The following are questions and answers from the Exam 1 Study Guide for Lesson 1:

  • What are advantages and disadvantages of a layered architecture?

    • Layered architectures provide the following advantages:

      • Scalability
      • Modularity
      • Flexibility

    • Layered architectures provide the following disadvantages:

      • Some layers' functionality depends on the information from other layers, violating the goals of separation.
      • One layer may duplicate lower layer functionalities. For example, error recovery occurring in multiple layers.
      • Additional overhead is incurred by the abstraction necessary between layers.

  • What are the differences and similarities of the OSI model and five-layered Internet model?

    • The OSI model and the Five-layered Internet model contain the following similarities:

      • Physical Layer
      • Data Link Layer
      • Network Layer
      • Transport Layer

    • The OSI model and the Five-layered Internet model are different in that the Five-layered Internet model condenses the Application Layer, Presentation Layer, and the Session Layer into the Application Layer.

  • What are sockets?

    • The interface between the application layer and the transport layer.

  • Describe each layer of the OSI model

    • Application Layer

      • Includes multiple protocols:
        • HTTP
        • SMTP
        • FTP
        • DNS
      • This layer offers multiple services depending upon the applications' implementations. Each major application is tied to a protocol. At this layer, packets of information are referred to as messages.

    • Presentation Layer

      • Plays the intermediate role of formatting the information that it receives from the layer below and delivers it to the Application layer.

    • Session Layer

      • Layer responsible for managing different transport streams that belong to session between end-user applications.

    • Transport Layer

      • Responsible for end-to-end communication between end-point hosts. This layer implements two transport protocols, TCP and UDP.
      • Packets of information at this layer are referred to as segments.

    • Network Layer

      • Responsible for moving datagrams from one Internet host to another. This layer implements the IP protocol, defining the structure of datagrams, how datagram information is processed, and routing protocols used to determine routes between hosts.
      • Packets of information at this layer are referred to as datagrams.

    • Data Link Layer

      • This layer is responsible for moving frames from one node to the next, after receiving the Network Layer's datagram. This layer offers services across the link between two nodes (e.g. reliable delivery).
        • Example protocols implemented at this layer are:
        • Ethernet
        • Point to Point Protocol (PPP)
        • IEEE 802.11
      • Packets of information at this layer are referred to as frames.

    • Physical Layer

      • This layer facilitates the interaction with the actual hardware and is responsible for transferring bits of a frame between two nodes connected through a physical link.
      • Main protocols include:
        • Twisted-pair copper wire
        • Coaxial
        • Single-mode fiber optics

  • What is encapsulation, and how is it used in a layered model?

    • Encapsulation

      • At each layer the message is a combination of two parts:
        • The payload which is the message from the layer above
        • The new appended header information

    • De-encapsulation

      • At the receiving end, the process is reversed, with headers being stripped off at each layer.

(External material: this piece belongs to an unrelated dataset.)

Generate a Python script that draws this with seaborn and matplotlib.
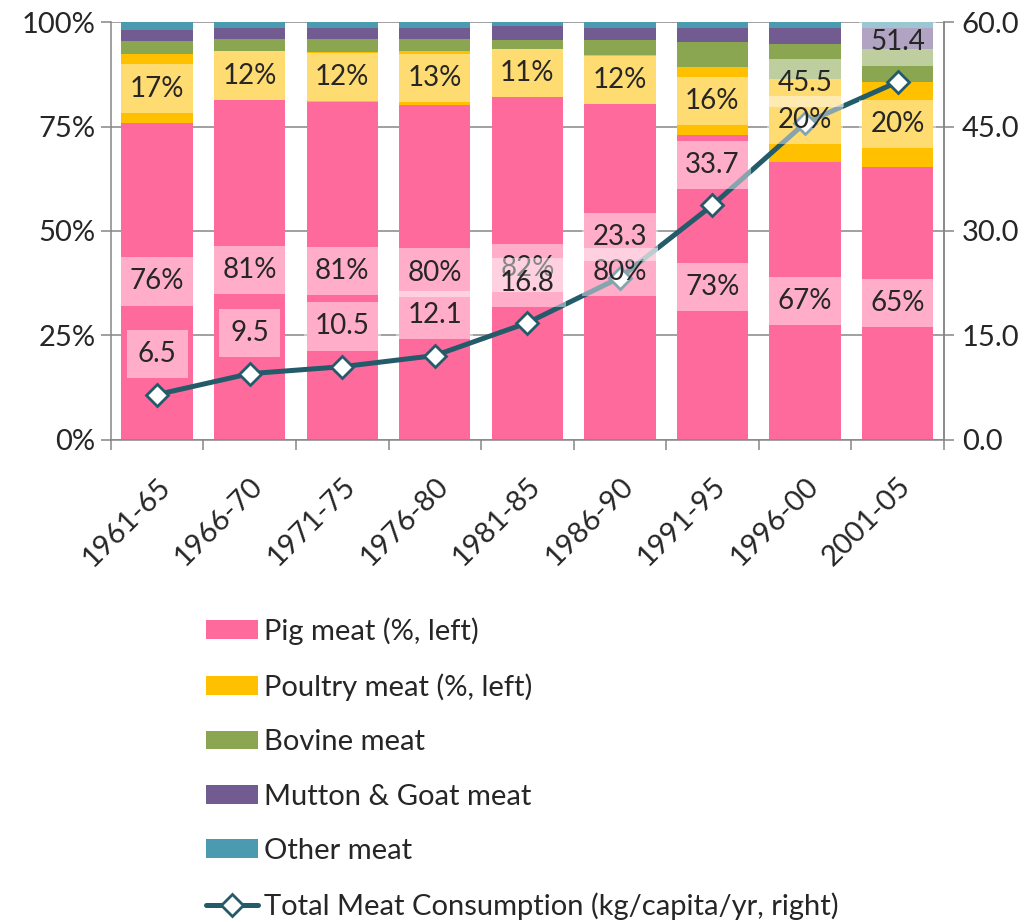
import numpy as np
import pandas as pd
import matplotlib
matplotlib.use('Agg')
import matplotlib.pyplot as plt
from matplotlib.patches import Patch
from matplotlib.lines import Line2D
import seaborn as sns

# data (shares in %, total in kg/capita/yr)
periods = ['1961-65', '1966-70', '1971-75', '1976-80', '1981-85',
           '1986-90', '1991-95', '1996-00', '2001-05']
pig = [75.8, 81.3, 80.9, 80.1, 82.1, 80.3, 73.0, 66.6, 65.4]
poultry = [16.6, 11.8, 11.9, 13.0, 11.4, 11.8, 16.3, 19.9, 20.3]
bovine = [3.1, 2.8, 3.1, 2.8, 2.2, 3.6, 6.0, 8.2, 7.8]
mutton = [2.7, 2.6, 2.7, 2.7, 3.3, 3.0, 3.4, 3.9, 5.1]
other = [1.8, 1.5, 1.4, 1.4, 1.0, 1.3, 1.3, 1.4, 1.4]
total = [6.5, 9.5, 10.5, 12.1, 16.8, 23.3, 33.7, 45.5, 51.4]

series_names = ['Pig meat (%, left)', 'Poultry meat (%, left)', 'Bovine meat',
                'Mutton & Goat meat', 'Other meat']
line_name = 'Total Meat Consumption (kg/capita/yr, right)'
colors = ['#FF6A9C', '#FFC000', '#8BA650', '#725B91', '#4A9AB0']
line_color = '#245B6B'
grey = '#868686'

sns.set_theme(style='white')
plt.rcParams['font.family'] = ['Lato', 'DejaVu Sans']

df = pd.DataFrame({'period': periods, 'pig': pig, 'poultry': poultry,
                   'bovine': bovine, 'mutton': mutton, 'other': other,
                   'total': total})
parts = ['pig', 'poultry', 'bovine', 'mutton', 'other']
cum = df[parts].cumsum(axis=1)

fig = plt.figure(figsize=(10.36, 9.22), dpi=100)
ax = fig.add_axes([0.107, 0.523, 0.804, 0.453])

# stacked bars: draw tallest cumulative first, then overlay
for name, col in reversed(list(zip(parts, colors))):
    sns.barplot(x=df['period'], y=cum[name], color=col, saturation=1,
                width=0.77, linewidth=0, ax=ax, zorder=2)

ax.set_ylim(0, 100)
ax.set_yticks([0, 25, 50, 75, 100])
ax.set_yticklabels(['0%', '25%', '50%', '75%', '100%'], fontsize=21)
ax.set_xlim(-0.5, len(periods) - 0.5)
ax.set_xlabel('')
ax.set_ylabel('')
ax.grid(axis='y', color=grey, lw=1.1, zorder=0)
ax.set_axisbelow(True)
ax.spines['top'].set_visible(False)
for s in ['left', 'bottom', 'right']:
    ax.spines[s].set_color(grey)
    ax.spines[s].set_linewidth(1.1)
ax.tick_params(axis='y', left=True, length=7, width=1.1, color=grey, pad=4)
ax.set_xticks(np.arange(len(periods) + 1) - 0.5, minor=True)
ax.tick_params(axis='x', which='minor', bottom=True, length=7, width=1.1, color=grey)
ax.set_xticks(range(len(periods)))
ax.set_xticklabels(periods, rotation=45, ha='right', rotation_mode='anchor', fontsize=21)
ax.tick_params(axis='x', which='major', bottom=False, pad=18)

ax2 = ax.twinx()
sns.pointplot(x=df['period'], y=df['total'], ax=ax2, color=line_color,
              markers='D', linewidth=3.6, markersize=11,
              markerfacecolor='white', markeredgecolor=line_color,
              markeredgewidth=2, errorbar=None, zorder=3)
ax2.set_ylim(0, 60)
ax2.set_xlim(-0.5, len(periods) - 0.5)
ax2.set_yticks([0, 15, 30, 45, 60])
ax2.set_yticklabels(['0.0', '15.0', '30.0', '45.0', '60.0'], fontsize=21)
ax2.set_ylabel('')
ax2.set_xlabel('')
ax2.grid(False)
for s in ['top', 'left', 'bottom']:
    ax2.spines[s].set_visible(False)
ax2.spines['right'].set_color(grey)
ax2.spines['right'].set_linewidth(1.1)
ax2.tick_params(axis='y', right=True, length=7, width=1.1, color=grey, pad=6)

box = dict(boxstyle='square,pad=0.4', facecolor='white', edgecolor='none', alpha=0.45)

# bar labels for pig and poultry (centre of segment), drawn on ax2 so they sit over the line
for i in range(len(periods)):
    mid_pig = pig[i] / 2
    mid_poul = pig[i] + poultry[i] / 2
    ax2.text(i, mid_pig, f'{pig[i]:.0f}%', transform=ax.transData, ha='center',
             va='center', fontsize=20, bbox=box, zorder=5)
    ax2.text(i, mid_poul, f'{poultry[i]:.0f}%', transform=ax.transData, ha='center',
             va='center', fontsize=20, bbox=box, zorder=5)

# line labels above the markers
for i, v in enumerate(total):
    ax2.annotate(f'{v:.1f}', (i, v), xytext=(0, 29), textcoords='offset points',
                 ha='center', va='center', fontsize=20, bbox=box, zorder=6)

handles = [Patch(facecolor=c, edgecolor='none') for c in colors]
handles.append(Line2D([], [], color=line_color, lw=3.6, marker='D', markersize=11,
                      markerfacecolor='white', markeredgecolor=line_color,
                      markeredgewidth=2))
labels = series_names + [line_name]
fig.legend(handles, labels, loc='upper left', bbox_to_anchor=(0.188, 0.343),
           frameon=False, fontsize=21, labelspacing=0.97, handlelength=1.78,
           handleheight=0.62, handletextpad=0.2, borderaxespad=0)

fig.savefig('out.png', dpi=100)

  • What is the end-to-end (e2e) principle?

    • The e2e principle suggests that specific application-level functions usually cannot, and preferably should not be built into the lower levels of the system at the core of the network.

  • What are the examples of a violation of e2e principle?

    • Violations of the e2e principle typically refer to scenarios where it is not possible to implement a functionality entirely at the end hosts, such as NAT and firewalls.

  • What is the EvoArch model?

    • A research model that can help to study layered architectures and their evolution in a quantitative manner. Through this model researchers were able to explain how the hierarchical structure of the layer architecture eventually lead to the hourglass shape.

  • Explain a round in the EvoArch model

    • Introduce new nodes and place them randomly at layers
    • Examine all layers from top to bottom and perform:
      • Connect new nodes at each layer by choosing substrates (lower layer node) based on the generality probabilities of the layer below and choosing products (higher layer) based on the generality probability of the current layer
      • Update the value of each node at this layer
      • Examine all nodes in order of decreasing value in the layer and remove nodes that should die
    • Stop when we reach a given number of nodes

  • What are the ramifications of the hourglass shape of the internet?

    • Many technologies that were not originally designed for the internet have been modified so that they have versions that can communicate over the internet (such as Radio over IP).
    • It has been a difficult and slow process to transition to IPv6, despite the shortage of public IPv4 addresses.

  • Repeaters, hubs, bridges, routers operate on which layers?

    • Repeaters and hubs operate on Layer 1 (Physical layer).
    • Bridges operate on Layer 2 (Data-link layer).
    • Routers operate on Layer 3 (Network layer)

  • What is a bridge, and how does it “learn”?

    • A device with multiple inputs/outputs that transfers frames from an input to one or multiple outputs. It learns from each frame it receives by populating a forwarding table so that it forwards frames on specific ports instead of broadcasting everywhere.

  • What is a distributed algorithm?

    • Direct nodes send information to one another, and then they resend their results back after performing their own calculations, so the calculations are not happening in a centralized manner.

  • Explain the Spanning Tree Algorithm

    • Runs in rounds. Each node first thinks it is the root. Each node sends a configuration message with the sending node’s ID, root as perceived by this node, and number of hops from this node to its root. When a node receives a message, it updates its root if it finds a lower ID root, better path to the root, or equal path to the root if the sender of the message has a lower ID.

  • What is the purpose of the Spanning Tree Algorithm?

    • Prevent forwarding loops by excluding links that lead to loops (i.e. helps to prevent broadcast storms).